In Chaudhry (see Myth #3), the Fourth Circuit Court of Appeals ruled that verifying a debt "involves nothing more than the debt collector confirming in writing that the amount being demanded is what the creditor is claiming is owed; the debt collector is not required to keep detailed files of the alleged debt." However, documentation had been provided by the debt collector in that case.

Allowing a debt collector to validate a debt by merely repeating the information in its initial communication would be the same as allowing the collector to say "because I say so." It would be contrary to the language in 1692g(b) and would render that subsection meaningless.

MYTH #7

If demanded, a collection agency must, in its response, prove it is licensed to collect debts in the consumer's state.

The FDCPA makes no such requirement.

MYTH #8

A consumer should reference sections of the FDCPA and FCRA (Fair Credit Reporting Act) in a debt validation request in order to put a debt collector on notice that he is aware of his rights.

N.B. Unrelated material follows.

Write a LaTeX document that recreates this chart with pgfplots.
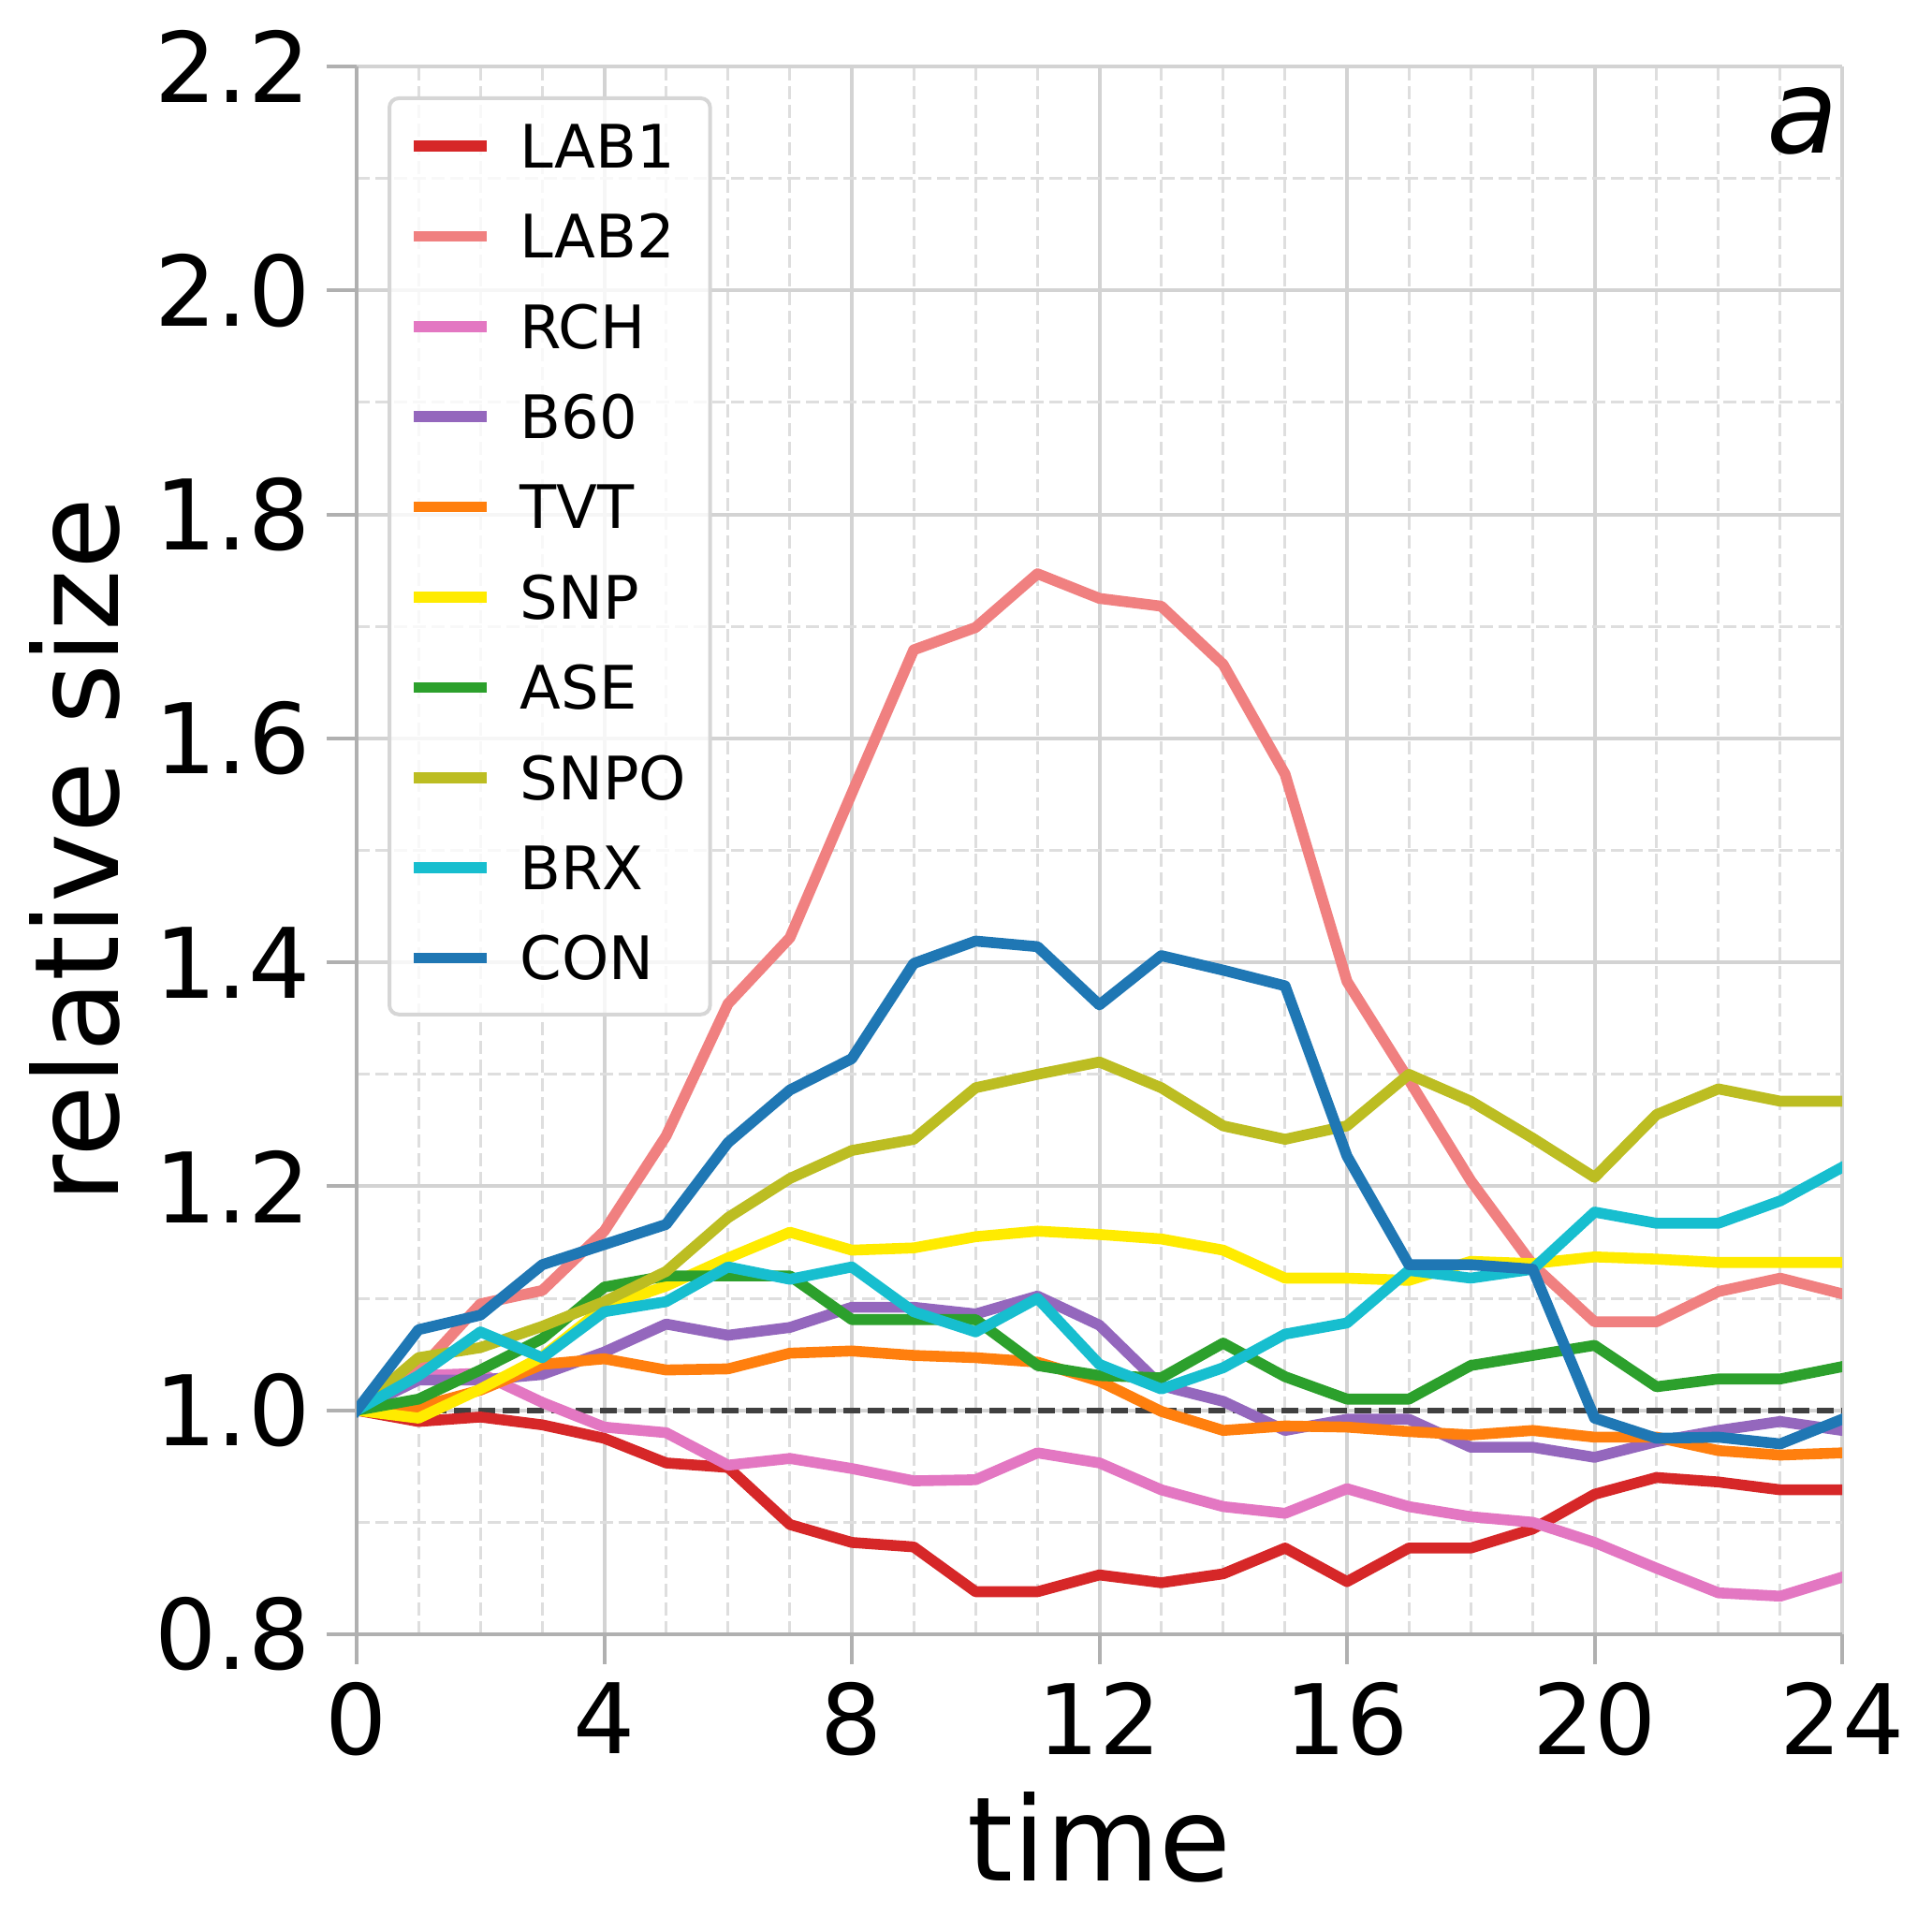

It is not necessary to include any references to the FDCPA and FCRA in a dispute and validation request letter. Simply disputing and requesting validation is enough to show that a consumer is aware that he has certain rights. In addition, it's not the consumer's responsibility to inform a debt collector of the debt collector's responsibilities that are outlined in either Act. If the debt collector is unaware of his responsibilities, it's his problem.

MYTH #9

Upon receiving a summons and complaint, a consumer can request validation, thereby preventing any further action by the plaintiff until the debt has been validated.

As has been stated, a validation request is valid only when sent within 30 days of an initial communication. A summons and complaint is not an initial communication that would trigger the 30-day validation period.

1692g(d):

(d) Legal pleadings

A communication in the form of a formal pleading in a civil action shall not be treated as an initial communication for purposes of subsection (a).

MYTH #10

A consumer can include both a request to validate a debt and a demand to cease and desist communications in a timely debt validation letter which would serve to prevent a lawsuit due to the fact that the "cease and desist" would prevent the debt collector from responding to the validation request.

That is incorrect. Requesting validation could be considered consent to allow the debt collector to contact the consumer strictly for the purpose of validating the debt.

Clark v. Capital Credit & Collection Services, Inc. - 9th Circuit Court of Appeals, 2006

"Focusing on that level of sophistication, we will enforce a waiver of the cease communication directive only where the least sophisticated debtor would understand that he or she was waiving his or her rights under § 1692c(c)."

"Applying our newly articulated waiver standard to the facts before us, it is obvious that even the least sophisticated debtor would recognize that Mrs. Clark's request for information constituted consent for Hasson, Capital's attorney, to return Mrs. Clark's telephone call in order to provide the specific information she requested."